STORED DATA:
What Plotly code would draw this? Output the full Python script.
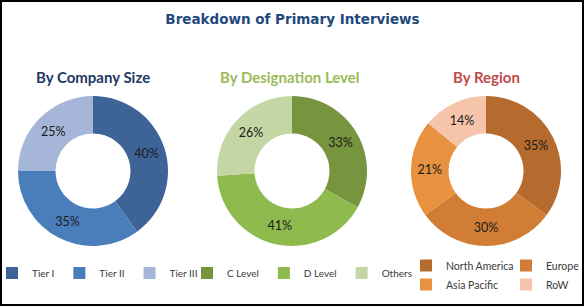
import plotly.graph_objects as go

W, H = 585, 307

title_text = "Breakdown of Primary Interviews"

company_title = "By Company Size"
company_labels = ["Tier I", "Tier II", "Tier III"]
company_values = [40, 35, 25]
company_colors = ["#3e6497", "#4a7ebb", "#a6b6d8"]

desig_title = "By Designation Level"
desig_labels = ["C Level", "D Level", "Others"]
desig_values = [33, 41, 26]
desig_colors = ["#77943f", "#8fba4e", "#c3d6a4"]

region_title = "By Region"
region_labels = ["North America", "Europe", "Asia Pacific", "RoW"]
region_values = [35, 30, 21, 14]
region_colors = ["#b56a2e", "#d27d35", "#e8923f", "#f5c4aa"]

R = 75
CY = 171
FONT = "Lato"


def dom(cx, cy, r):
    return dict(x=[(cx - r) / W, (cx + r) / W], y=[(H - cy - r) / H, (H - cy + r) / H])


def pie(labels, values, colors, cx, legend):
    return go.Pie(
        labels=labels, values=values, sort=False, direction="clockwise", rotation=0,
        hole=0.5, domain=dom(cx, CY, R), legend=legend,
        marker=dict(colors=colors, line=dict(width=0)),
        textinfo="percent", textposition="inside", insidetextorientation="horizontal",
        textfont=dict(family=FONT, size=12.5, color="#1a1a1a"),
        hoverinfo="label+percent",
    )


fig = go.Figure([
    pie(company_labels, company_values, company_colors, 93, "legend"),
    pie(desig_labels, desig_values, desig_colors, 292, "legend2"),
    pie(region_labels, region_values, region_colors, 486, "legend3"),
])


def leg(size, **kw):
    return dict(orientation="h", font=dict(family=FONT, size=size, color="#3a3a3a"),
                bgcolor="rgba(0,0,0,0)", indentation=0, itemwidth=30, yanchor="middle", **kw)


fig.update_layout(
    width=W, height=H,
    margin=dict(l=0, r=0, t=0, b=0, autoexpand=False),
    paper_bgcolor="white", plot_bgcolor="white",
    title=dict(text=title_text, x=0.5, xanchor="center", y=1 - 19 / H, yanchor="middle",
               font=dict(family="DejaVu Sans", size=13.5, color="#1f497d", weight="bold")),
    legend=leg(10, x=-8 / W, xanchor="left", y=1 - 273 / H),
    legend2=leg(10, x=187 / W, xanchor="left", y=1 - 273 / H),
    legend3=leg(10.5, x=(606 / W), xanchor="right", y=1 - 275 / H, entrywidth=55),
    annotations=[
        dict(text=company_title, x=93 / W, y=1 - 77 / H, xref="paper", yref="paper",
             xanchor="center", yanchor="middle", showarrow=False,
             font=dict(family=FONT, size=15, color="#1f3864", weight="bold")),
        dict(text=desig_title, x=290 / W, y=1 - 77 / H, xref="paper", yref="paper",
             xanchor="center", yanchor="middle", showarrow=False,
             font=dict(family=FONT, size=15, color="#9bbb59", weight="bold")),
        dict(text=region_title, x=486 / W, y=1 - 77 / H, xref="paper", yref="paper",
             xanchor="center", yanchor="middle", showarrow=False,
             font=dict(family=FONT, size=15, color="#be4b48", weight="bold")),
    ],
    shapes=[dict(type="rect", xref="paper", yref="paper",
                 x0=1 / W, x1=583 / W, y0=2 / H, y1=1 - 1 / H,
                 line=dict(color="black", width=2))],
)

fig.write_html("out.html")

PROBLEM:
Without including any pictures, print all of the material exactly as given.

FINISHED EXERCISE:
What Plotly code would draw this? Output the full Python script.
import plotly.graph_objects as go

W, H = 585, 307

title_text = "Breakdown of Primary Interviews"

company_title = "By Company Size"
company_labels = ["Tier I", "Tier II", "Tier III"]
company_values = [40, 35, 25]
company_colors = ["#3e6497", "#4a7ebb", "#a6b6d8"]

desig_title = "By Designation Level"
desig_labels = ["C Level", "D Level", "Others"]
desig_values = [33, 41, 26]
desig_colors = ["#77943f", "#8fba4e", "#c3d6a4"]

region_title = "By Region"
region_labels = ["North America", "Europe", "Asia Pacific", "RoW"]
region_values = [35, 30, 21, 14]
region_colors = ["#b56a2e", "#d27d35", "#e8923f", "#f5c4aa"]

R = 75
CY = 171
FONT = "Lato"


def dom(cx, cy, r):
    return dict(x=[(cx - r) / W, (cx + r) / W], y=[(H - cy - r) / H, (H - cy + r) / H])


def pie(labels, values, colors, cx, legend):
    return go.Pie(
        labels=labels, values=values, sort=False, direction="clockwise", rotation=0,
        hole=0.5, domain=dom(cx, CY, R), legend=legend,
        marker=dict(colors=colors, line=dict(width=0)),
        textinfo="percent", textposition="inside", insidetextorientation="horizontal",
        textfont=dict(family=FONT, size=12.5, color="#1a1a1a"),
        hoverinfo="label+percent",
    )


fig = go.Figure([
    pie(company_labels, company_values, company_colors, 93, "legend"),
    pie(desig_labels, desig_values, desig_colors, 292, "legend2"),
    pie(region_labels, region_values, region_colors, 486, "legend3"),
])


def leg(size, **kw):
    return dict(orientation="h", font=dict(family=FONT, size=size, color="#3a3a3a"),
                bgcolor="rgba(0,0,0,0)", indentation=0, itemwidth=30, yanchor="middle", **kw)


fig.update_layout(
    width=W, height=H,
    margin=dict(l=0, r=0, t=0, b=0, autoexpand=False),
    paper_bgcolor="white", plot_bgcolor="white",
    title=dict(text=title_text, x=0.5, xanchor="center", y=1 - 19 / H, yanchor="middle",
               font=dict(family="DejaVu Sans", size=13.5, color="#1f497d", weight="bold")),
    legend=leg(10, x=-8 / W, xanchor="left", y=1 - 273 / H),
    legend2=leg(10, x=187 / W, xanchor="left", y=1 - 273 / H),
    legend3=leg(10.5, x=(606 / W), xanchor="right", y=1 - 275 / H, entrywidth=55),
    annotations=[
        dict(text=company_title, x=93 / W, y=1 - 77 / H, xref="paper", yref="paper",
             xanchor="center", yanchor="middle", showarrow=False,
             font=dict(family=FONT, size=15, color="#1f3864", weight="bold")),
        dict(text=desig_title, x=290 / W, y=1 - 77 / H, xref="paper", yref="paper",
             xanchor="center", yanchor="middle", showarrow=False,
             font=dict(family=FONT, size=15, color="#9bbb59", weight="bold")),
        dict(text=region_title, x=486 / W, y=1 - 77 / H, xref="paper", yref="paper",
             xanchor="center", yanchor="middle", showarrow=False,
             font=dict(family=FONT, size=15, color="#be4b48", weight="bold")),
    ],
    shapes=[dict(type="rect", xref="paper", yref="paper",
                 x0=1 / W, x1=583 / W, y0=2 / H, y1=1 - 1 / H,
                 line=dict(color="black", width=2))],
)

fig.write_html("out.html")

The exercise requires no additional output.